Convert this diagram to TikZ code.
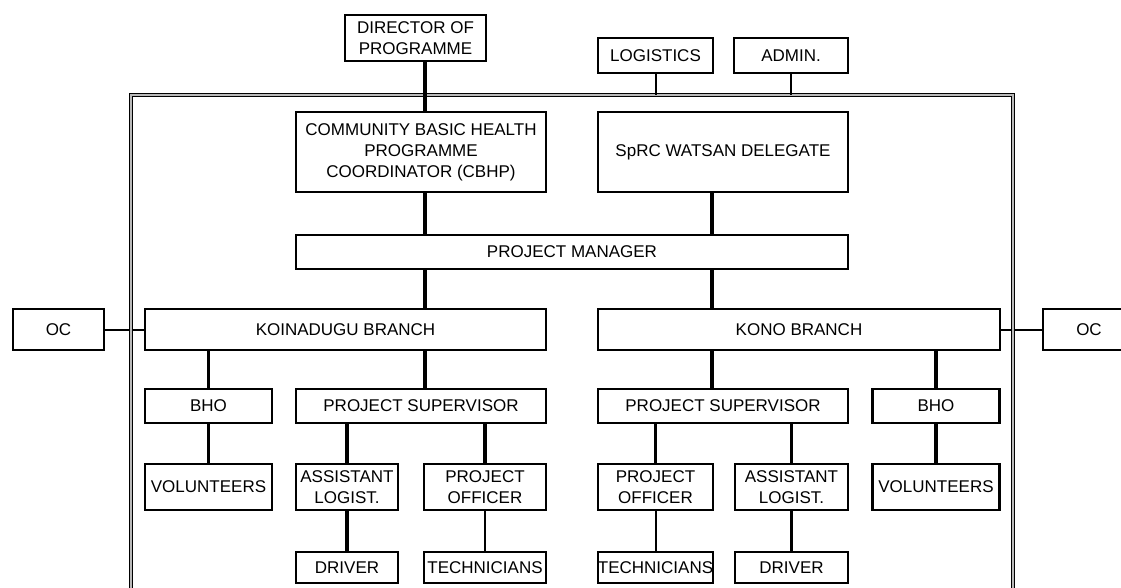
\documentclass[tikz,border=0pt]{standalone}
\usepackage{fontspec}
\setmainfont{Liberation Sans}
\usetikzlibrary{positioning}

\newcommand{\orgfont}{\fontsize{17}{21}\selectfont}

\begin{document}
\begin{tikzpicture}[
    x=1pt, y=-1pt,
    box/.style={draw, line width=2.2pt, inner sep=0pt, align=center, font=\orgfont, minimum width=#1},
    head/.style={box=#1, minimum height=46},
    staff/.style={box=#1, minimum height=35},
    lead/.style={box=#1, minimum height=80},
    bar/.style={box=#1, minimum height=34},
    branch/.style={box=#1, minimum height=41},
    post/.style={box=#1, minimum height=46},
    base/.style={box=#1, minimum height=31},
    conn/.style={line width=3.2pt},
    link/.style={line width=2pt},
    frame/.style={line width=1.1pt, double=gray!55, double distance=2pt},
]

\useasboundingbox (0,0) rectangle (1121,587);
\clip (0,0) rectangle (1121,587);

% ── Spines and frame ──
\coordinate (spineL) at (425,0);
\coordinate (spineR) at (712,0);
\coordinate (frametop) at (0,95);

% ── Top ──
\node[head=141] (dir) at (415.5,38) {DIRECTOR OF\\PROGRAMME};
\node[staff=115] (logi) at (655.5,55.5) {LOGISTICS};
\node[staff=114] (admin) at (791,55.5) {ADMIN.};

% ── Coordinators ──
\node[lead=250] (cbhp) at (421,152) {COMMUNITY BASIC HEALTH\\PROGRAMME\\COORDINATOR (CBHP)};
\node[lead=250] (watsan) at (723,152) {SpRC WATSAN DELEGATE};
\node[bar=552] (pm) at (572,252) {PROJECT MANAGER};

% ── Branches ──
\node[branch=91] (ocL) at (58.5,329.5) {OC};
\node[branch=401] (koin) at (345.5,329.5) {KOINADUGU BRANCH};
\node[branch=402] (kono) at (799,329.5) {KONO BRANCH};
\node[branch=92] (ocR) at (1089,329.5) {OC};

% ── Koinadugu side ──
\node[bar=127] (bhoL) at (208.5,406) {BHO};
\node[bar=250] (psL) at (421,406) {PROJECT SUPERVISOR};
\node[post=127] (volL) at (208.5,487) {VOLUNTEERS};
\node[post=102] (alL) at (347,487) {ASSISTANT\\LOGIST.};
\node[post=122] (poL) at (485,487) {PROJECT\\OFFICER};
\node[base=102] (drvL) at (347,567.5) {DRIVER};
\node[base=122] (techL) at (485,567.5) {TECHNICIANS};

% ── Kono side ──
\node[bar=250] (psR) at (723,406) {PROJECT SUPERVISOR};
\node[bar=127] (bhoR) at (936,406) {BHO};
\node[post=115] (poR) at (655.5,487) {PROJECT\\OFFICER};
\node[post=113] (alR) at (791.5,487) {ASSISTANT\\LOGIST.};
\node[post=127] (volR) at (936,487) {VOLUNTEERS};
\node[base=115] (techR) at (655.5,567.5) {TECHNICIANS};
\node[base=113] (drvR) at (791.5,567.5) {DRIVER};

% ── Side links ──
\draw[link] (ocL.east) -- (ocL.east -| koin.west);
\draw[link] (kono.east) -- (kono.east -| ocR.west);

% ── Frame ──
\draw[frame] (131,600) -- (131,95) -- (1013,95) -- (1013,600);

% ── Connectors ──
\draw[link] (logi.south) -- (logi.south |- frametop);
\draw[link] (admin.south) -- (admin.south |- frametop);
\draw[conn] (dir.south -| spineL) -- (cbhp.north -| spineL);
\draw[conn] (cbhp.south -| spineL) -- (pm.north -| spineL);
\draw[conn] (watsan.south -| spineR) -- (pm.north -| spineR);
\draw[conn] (pm.south -| spineL) -- (koin.north -| spineL);
\draw[conn] (pm.south -| spineR) -- (kono.north -| spineR);
\draw[conn] (koin.south -| spineL) -- (psL.north -| spineL);
\draw[conn] (kono.south -| spineR) -- (psR.north -| spineR);
\draw[conn] (bhoL.north) -- (bhoL.north |- koin.south);
\draw[conn] (bhoR.north) -- (bhoR.north |- kono.south);
\draw[conn] (bhoL) -- (volL);
\draw[conn] (bhoR) -- (volR);
\draw[conn] (alL.north) -- (alL.north |- psL.south);
\draw[conn] (poL.north) -- (poL.north |- psL.south);
\draw[conn] (poR.north) -- (poR.north |- psR.south);
\draw[conn] (alR.north) -- (alR.north |- psR.south);
\draw[conn] (alL) -- (drvL);
\draw[conn] (alR) -- (drvR);
\draw[link] (poL) -- (techL);
\draw[link] (poR) -- (techR);

\end{tikzpicture}
\end{document}
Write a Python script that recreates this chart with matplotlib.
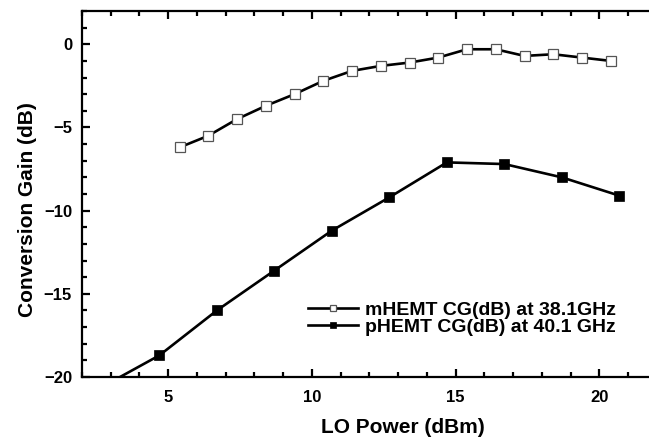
import matplotlib
matplotlib.use("Agg")
import matplotlib.pyplot as plt
from matplotlib.ticker import MultipleLocator

plt.rcParams['font.family'] = ['Liberation Sans', 'DejaVu Sans']
plt.rcParams['font.weight'] = 'bold'

# LO power sweep (dBm) and conversion gain (dB)
lo_mhemt = [5.4, 6.4, 7.4, 8.4, 9.4, 10.4, 11.4, 12.4, 13.4, 14.4, 15.4, 16.4, 17.4, 18.4, 19.4, 20.4]
cg_mhemt = [-6.2, -5.5, -4.5, -3.7, -3.0, -2.2, -1.6, -1.3, -1.1, -0.8, -0.3, -0.3, -0.7, -0.6, -0.8, -1.0]

lo_phemt = [2.7, 4.7, 6.7, 8.7, 10.7, 12.7, 14.7, 16.7, 18.7, 20.7]
cg_phemt = [-20.6, -18.7, -16.0, -13.6, -11.2, -9.2, -7.1, -7.2, -8.0, -9.1]

label_mhemt = "mHEMT CG(dB) at 38.1GHz"
label_phemt = "pHEMT CG(dB) at 40.1 GHz"

W, H = 649, 446
fig = plt.figure(figsize=(W / 100, H / 100), dpi=100)
x0, x1, y0, y1 = 81.75, 656.75, 11.0, 377.0
ax = fig.add_axes([x0 / W, (H - y1) / H, (x1 - x0) / W, (y1 - y0) / H])

ax.plot(lo_mhemt, cg_mhemt, color='black', lw=1.9, marker='s', ms=7.2,
        mfc='white', mec='#555555', mew=0.9, label=label_mhemt, zorder=3)
ax.plot(lo_phemt, cg_phemt, color='black', lw=1.9, marker='s', ms=7.4,
        mfc='black', mec='black', mew=0.5, label=label_phemt, zorder=3)

ax.set_xlim(2, 22)
ax.set_ylim(-20, 2)
ax.xaxis.set_major_locator(MultipleLocator(5))
ax.xaxis.set_minor_locator(MultipleLocator(1))
ax.yaxis.set_major_locator(MultipleLocator(5))
ax.yaxis.set_minor_locator(MultipleLocator(1))

for s in ax.spines.values():
    s.set_linewidth(1.6)
ax.tick_params(which='both', direction='in', top=True, right=True, width=1.6,
               labelsize=12)
ax.tick_params(which='major', length=5.8, pad=7)
ax.tick_params(which='minor', length=3.6)
ax.tick_params(axis='x', which='major', pad=9)

ax.set_xlabel("LO Power (dBm)", fontsize=15, fontweight='bold', va='baseline')
ax.xaxis.set_label_coords((403 - x0) / (x1 - x0), (y1 - 433) / (y1 - y0))
ax.set_ylabel("Conversion Gain (dB)", fontsize=15, fontweight='bold')
ax.yaxis.set_label_coords((37 - x0) / (x1 - x0), (y1 - 210) / (y1 - y0))

leg = ax.legend(loc='upper left', bbox_to_anchor=((308 - x0) / (x1 - x0), (y1 - 301) / (y1 - y0)),
                frameon=False, fontsize=14, handlelength=2.55, handletextpad=0.36,
                labelspacing=0.0, borderpad=0, borderaxespad=0, markerscale=0.6)

fig.savefig("out.png", dpi=100)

##########

EXERCISE DETAILS:
Please transcribe, word for word, every line from the first line of the records above through the line containing "(ocR) at (1089,329.5)", and leave out any pictures.

REPLY:
Convert this diagram to TikZ code.
\documentclass[tikz,border=0pt]{standalone}
\usepackage{fontspec}
\setmainfont{Liberation Sans}
\usetikzlibrary{positioning}

\newcommand{\orgfont}{\fontsize{17}{21}\selectfont}

\begin{document}
\begin{tikzpicture}[
    x=1pt, y=-1pt,
    box/.style={draw, line width=2.2pt, inner sep=0pt, align=center, font=\orgfont, minimum width=#1},
    head/.style={box=#1, minimum height=46},
    staff/.style={box=#1, minimum height=35},
    lead/.style={box=#1, minimum height=80},
    bar/.style={box=#1, minimum height=34},
    branch/.style={box=#1, minimum height=41},
    post/.style={box=#1, minimum height=46},
    base/.style={box=#1, minimum height=31},
    conn/.style={line width=3.2pt},
    link/.style={line width=2pt},
    frame/.style={line width=1.1pt, double=gray!55, double distance=2pt},
]

\useasboundingbox (0,0) rectangle (1121,587);
\clip (0,0) rectangle (1121,587);

% ── Spines and frame ──
\coordinate (spineL) at (425,0);
\coordinate (spineR) at (712,0);
\coordinate (frametop) at (0,95);

% ── Top ──
\node[head=141] (dir) at (415.5,38) {DIRECTOR OF\\PROGRAMME};
\node[staff=115] (logi) at (655.5,55.5) {LOGISTICS};
\node[staff=114] (admin) at (791,55.5) {ADMIN.};

% ── Coordinators ──
\node[lead=250] (cbhp) at (421,152) {COMMUNITY BASIC HEALTH\\PROGRAMME\\COORDINATOR (CBHP)};
\node[lead=250] (watsan) at (723,152) {SpRC WATSAN DELEGATE};
\node[bar=552] (pm) at (572,252) {PROJECT MANAGER};

% ── Branches ──
\node[branch=91] (ocL) at (58.5,329.5) {OC};
\node[branch=401] (koin) at (345.5,329.5) {KOINADUGU BRANCH};
\node[branch=402] (kono) at (799,329.5) {KONO BRANCH};
\node[branch=92] (ocR) at (1089,329.5) {OC};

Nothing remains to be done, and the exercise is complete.